Saxophone player, composer, pianist, singer, politically committed poet, playwright, Archie Shepp (pictured) is a legend. He has entertained audiences around the world for nearly 50 years with his multi-instrumental talents. Shepp’s music emulates the themes and stylistic elements provided by the greatest voices of jazz. His music highlights the juxtaposition of original black American music: blues and spirituals. At the head of the Avant-Garde Free Jazz movement, Shepp combines his own unique style with his inspirations: the wild raspiness of his attacks, his massive sound sculpted by a vibrato mastered in all ranges, his phrases carried to breathlessness, his abrupt level changes, and the intensity of his tempos, but also the velvety tenderness woven into a ballad.
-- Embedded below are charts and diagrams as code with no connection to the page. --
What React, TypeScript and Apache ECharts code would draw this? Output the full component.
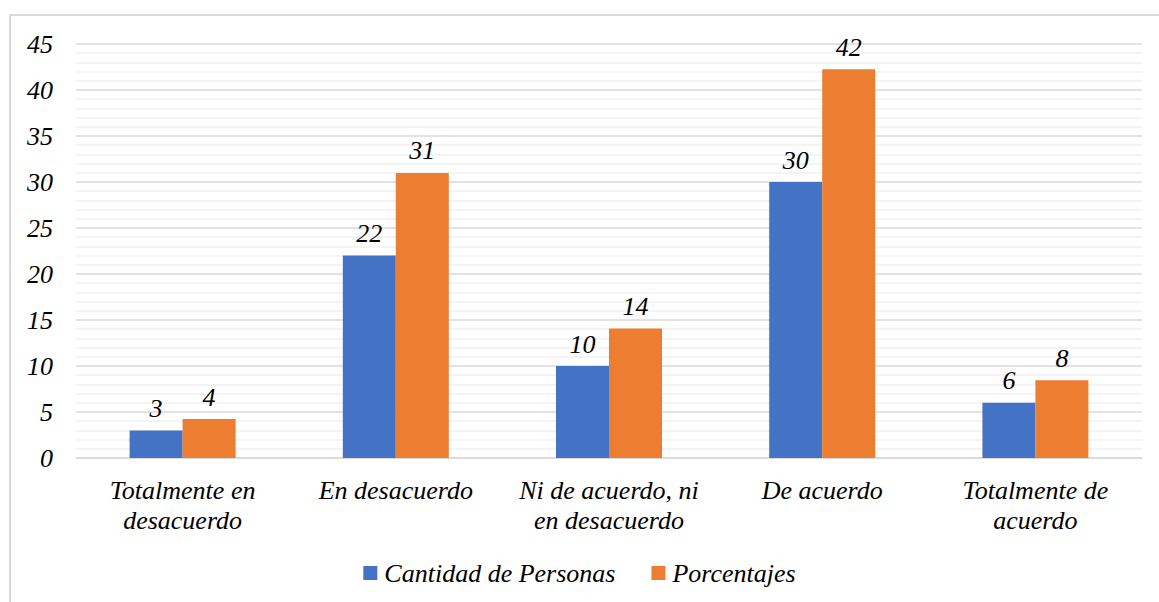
import React, { useEffect, useRef } from "react";
import * as echarts from "echarts";

const categories = [
  "Totalmente en\ndesacuerdo",
  "En desacuerdo",
  "Ni de acuerdo, ni\nen desacuerdo",
  "De acuerdo",
  "Totalmente de\nacuerdo",
];
const cantidad = [3, 22, 10, 30, 6];
const porcentajes = [4.23, 30.99, 14.08, 42.25, 8.45];
const seriesNames = ["Cantidad de Personas", "Porcentajes"];

const FONT = "Liberation Serif";

const css = `
.chart-box svg text, .chart-box svg tspan {
  font-family: "Liberation Serif", "Times New Roman", serif !important;
  font-style: italic !important;
}
`;

export default function App() {
  const ref = useRef<HTMLDivElement>(null);
  useEffect(() => {
    if (!ref.current) return;
    const chart = echarts.init(ref.current, undefined, { renderer: "svg" });
    const label = {
      show: true,
      position: "top",
      distance: 9,
      fontFamily: FONT,
      fontStyle: "italic",
      fontSize: 26,
      color: "#000",
      formatter: (p: any) => String(Math.round(p.value)),
    };
    chart.setOption({
      animation: false,
      textStyle: { fontFamily: FONT, fontStyle: "italic" },
      grid: { left: 76, right: 17, top: 44, bottom: 144 },
      legend: {
        bottom: 11,
        left: "center",
        itemWidth: 14,
        itemHeight: 14,
        itemGap: 36,
        icon: "rect",
        textStyle: {
          fontFamily: FONT,
          fontStyle: "italic",
          fontSize: 26,
          color: "#000",
          padding: [0, 0, 0, 2],
        },
        data: seriesNames,
      },
      xAxis: {
        type: "category",
        data: categories,
        axisLine: { lineStyle: { color: "#d9d9d9", width: 1.5 } },
        axisTick: { show: false },
        axisLabel: {
          fontFamily: FONT,
          fontStyle: "italic",
          fontSize: 26,
          color: "#000",
          lineHeight: 30,
          margin: 17,
          interval: 0,
        },
      },
      yAxis: {
        type: "value",
        min: 0,
        max: 45,
        interval: 5,
        axisLabel: {
          fontFamily: FONT,
          fontStyle: "italic",
          fontSize: 26,
          color: "#000",
          margin: 23,
        },
        splitLine: { lineStyle: { color: "#d9d9d9", width: 1.5 } },
        minorTick: { splitNumber: 5 },
        minorSplitLine: { show: true, lineStyle: { color: "#f0f0f0", width: 1.5 } },
      },
      series: [
        {
          name: seriesNames[0],
          type: "bar",
          data: cantidad,
          barWidth: 53,
          barGap: "0%",
          itemStyle: { color: "#4472C4" },
          label: { ...label },
        },
        {
          name: seriesNames[1],
          type: "bar",
          data: porcentajes,
          barWidth: 53,
          barGap: "0%",
          itemStyle: { color: "#ED7D31" },
          label: { ...label },
        },
      ],
    });
    return () => chart.dispose();
  }, []);
  return (
    <div
      className="chart-box"
      style={{
        position: "absolute",
        left: 0,
        top: 0,
        width: 1159,
        height: 602,
        overflow: "hidden",
        background: "#fff",
      }}
    >
      <style>{css}</style>
      <div
        style={{
          position: "absolute",
          left: 9,
          top: 14,
          width: 1300,
          height: 800,
          border: "2px solid #d9d9d9",
        }}
      />
      <div
        ref={ref}
        style={{ position: "absolute", left: 0, top: 0, width: 1159, height: 602 }}
      />
    </div>
  );
}
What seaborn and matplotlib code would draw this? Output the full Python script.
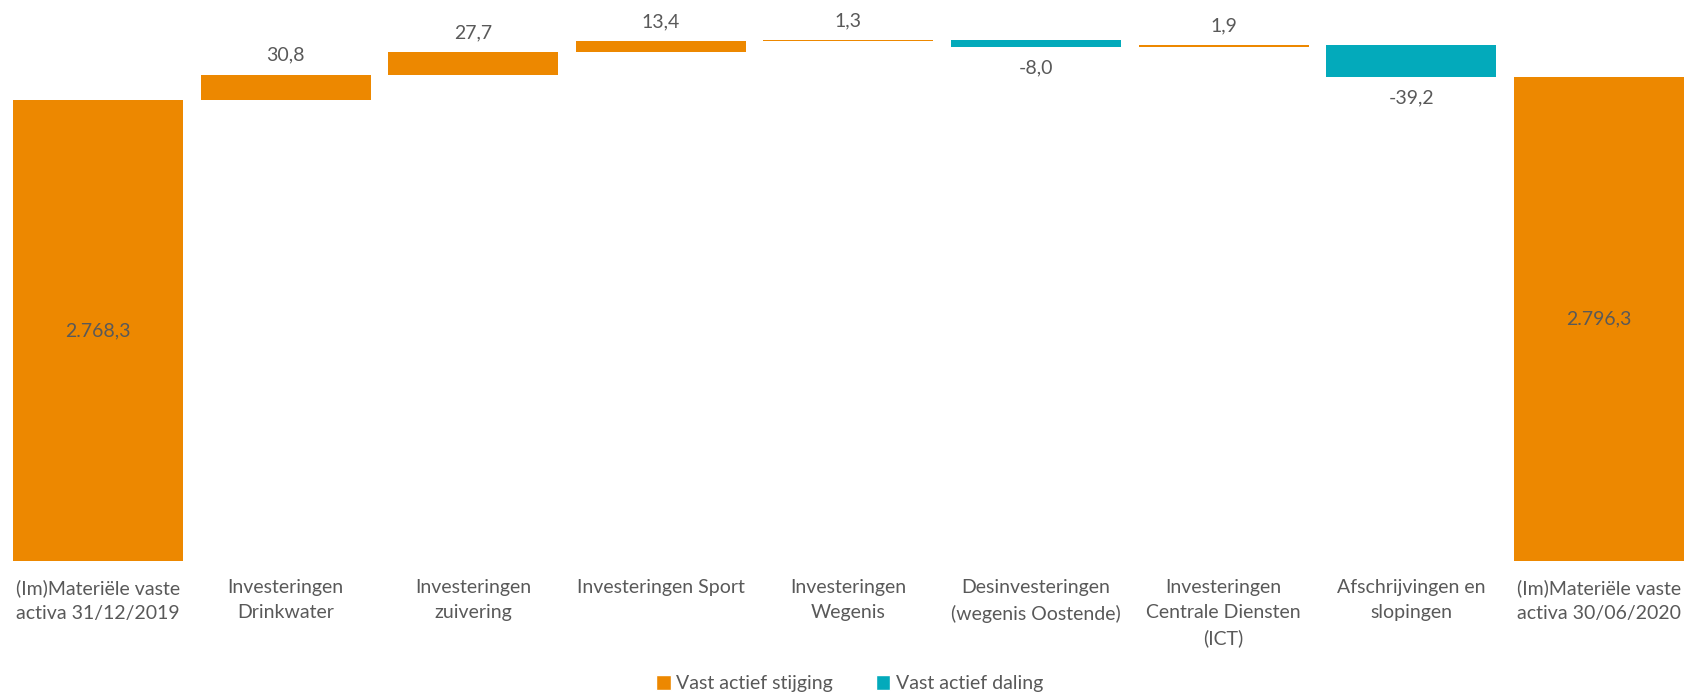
import pandas as pd
import matplotlib.pyplot as plt
import seaborn as sns
from matplotlib.patches import Patch

# data
categories = [
    "(Im)Materiële vaste\nactiva 31/12/2019",
    "Investeringen\nDrinkwater",
    "Investeringen\nzuivering",
    "Investeringen Sport",
    "Investeringen\nWegenis",
    "Desinvesteringen\n(wegenis Oostende)",
    "Investeringen\nCentrale Diensten\n(ICT)",
    "Afschrijvingen en\nslopingen",
    "(Im)Materiële vaste\nactiva 30/06/2020",
]
values = [2768.3, 30.8, 27.7, 13.4, 1.3, -8.0, 1.9, -39.2, 2796.3]
is_total = [True, False, False, False, False, False, False, False, True]
axis_min = 2200
legend_labels = ["Vast actief stijging", "Vast actief daling"]

ORANGE = "#ED8800"
TEAL = "#03AABB"
GREY = "#595959"
FS = 14


def fmt(v):
    s = f"{v:,.1f}"
    return s.replace(",", "X").replace(".", ",").replace("X", ".")


# build waterfall segments
lows, highs = [], []
running = 0.0
for v, tot in zip(values, is_total):
    if tot:
        lows.append(axis_min)
        highs.append(v)
        running = v
    else:
        lo, hi = sorted([running, running + v])
        lows.append(lo)
        highs.append(hi)
        running += v

df = pd.DataFrame({
    "cat": categories,
    "value": values,
    "low": lows,
    "size": [h - l for h, l in zip(highs, lows)],
    "total": is_total,
})

sns.set_theme(style="white")
plt.rcParams["font.family"] = ["Lato", "DejaVu Sans"]

fig = plt.figure(figsize=(16.86, 6.97), dpi=100)
ax = fig.add_axes([0.0, 0.1947, 1.0, 0.7766])

sns.barplot(data=df, x="cat", y="size", order=categories, bottom=df["low"].values,
            color=ORANGE, width=0.906, linewidth=0, ax=ax)

for patch, v, tot in zip(ax.patches, values, is_total):
    patch.set_facecolor(ORANGE if (tot or v >= 0) else TEAL)

# data labels
for i, row in df.iterrows():
    top = row["low"] + row["size"]
    if row["total"]:
        ax.text(i, (row["low"] + top) / 2, fmt(row["value"]), ha="center", va="center",
                fontsize=FS, color=GREY)
    elif row["value"] >= 0:
        ax.annotate(fmt(row["value"]), (i, top), xytext=(0, 14), textcoords="offset points",
                    ha="center", va="center", fontsize=FS, color=GREY)
    else:
        ax.annotate(fmt(row["value"]), (i, row["low"]), xytext=(0, -15), textcoords="offset points",
                    ha="center", va="center", fontsize=FS, color=GREY)

ax.set_xlim(-0.522, 8.465)
ax.set_ylim(axis_min, 2866.6)
ax.set_yticks([])
ax.set_xlabel("")
ax.set_ylabel("")
ax.tick_params(axis="x", length=0, pad=13, labelsize=FS, labelcolor=GREY)
for lbl in ax.get_xticklabels():
    lbl.set_linespacing(1.55)
sns.despine(ax=ax, left=True, bottom=True)

handles = [Patch(facecolor=ORANGE, label=legend_labels[0]),
           Patch(facecolor=TEAL, label=legend_labels[1])]
fig.legend(handles=handles, loc="center", bbox_to_anchor=(0.504, 0.019), ncol=2,
           frameon=False, fontsize=FS, labelcolor=GREY, handlelength=0.75, handleheight=0.75,
           handletextpad=0.3, columnspacing=2.2)

plt.savefig("out.png", dpi=100)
Inspired by the cornerstones of jazz, songstress Madeleine Peyroux began her music career as a teenage busker on the quaint, acoustic streets of Europe, where she enhanced her vocal and guitar skills. The New York Times said she “could inhabit Billie Holiday and Edith Piaf, doing the tragic, pinched-voice thing perfectly.” Peyroux is best known by her fans for intimately arranged covers of the early American blues and jazz repertoire. With her latest album Bare Bones, she explores a different realm of expressing herself through a collection of self-penned compositions and collaborations.
An established bandleader and prolific composer, idiomatically conversant with modern and traditional jazz, classical music, Brazilian choro, Argentine tango, and an expansive timeline of Afro-Cuban styles, Anat Cohen has established herself as one of the primary voices of her generation on both the tenor saxophone and clarinet. The New York Times has said of her work, “In many ways she’s an ideal: well prepared, passionately literate in music far outside her local circle, [and] an improviser with gusto.”
Grammy-nominated Gerald Clayton, born in the Netherlands to a musical family, was exposed to a variety of music styles at an early age. His passion and talent on the piano was immediate and allowed him to cultivate his dynamic sound with audiences nationally and internationally, while sharing the stage with numerous jazz greats. His sophisticated yet modern style has been praised by the Jazz Times and Los Angeles Times. Clayton’s trio, with Justin Brown (drums) and Joe Sanders (bass), allows him to explore and expand his creativity in music. Their “arrangements, full of broken and stuttered rhythm, pinpoint dynamics and classically ordered introductions” give audiences an experience of “three dimensions…focused down to one,” according to the New York Times.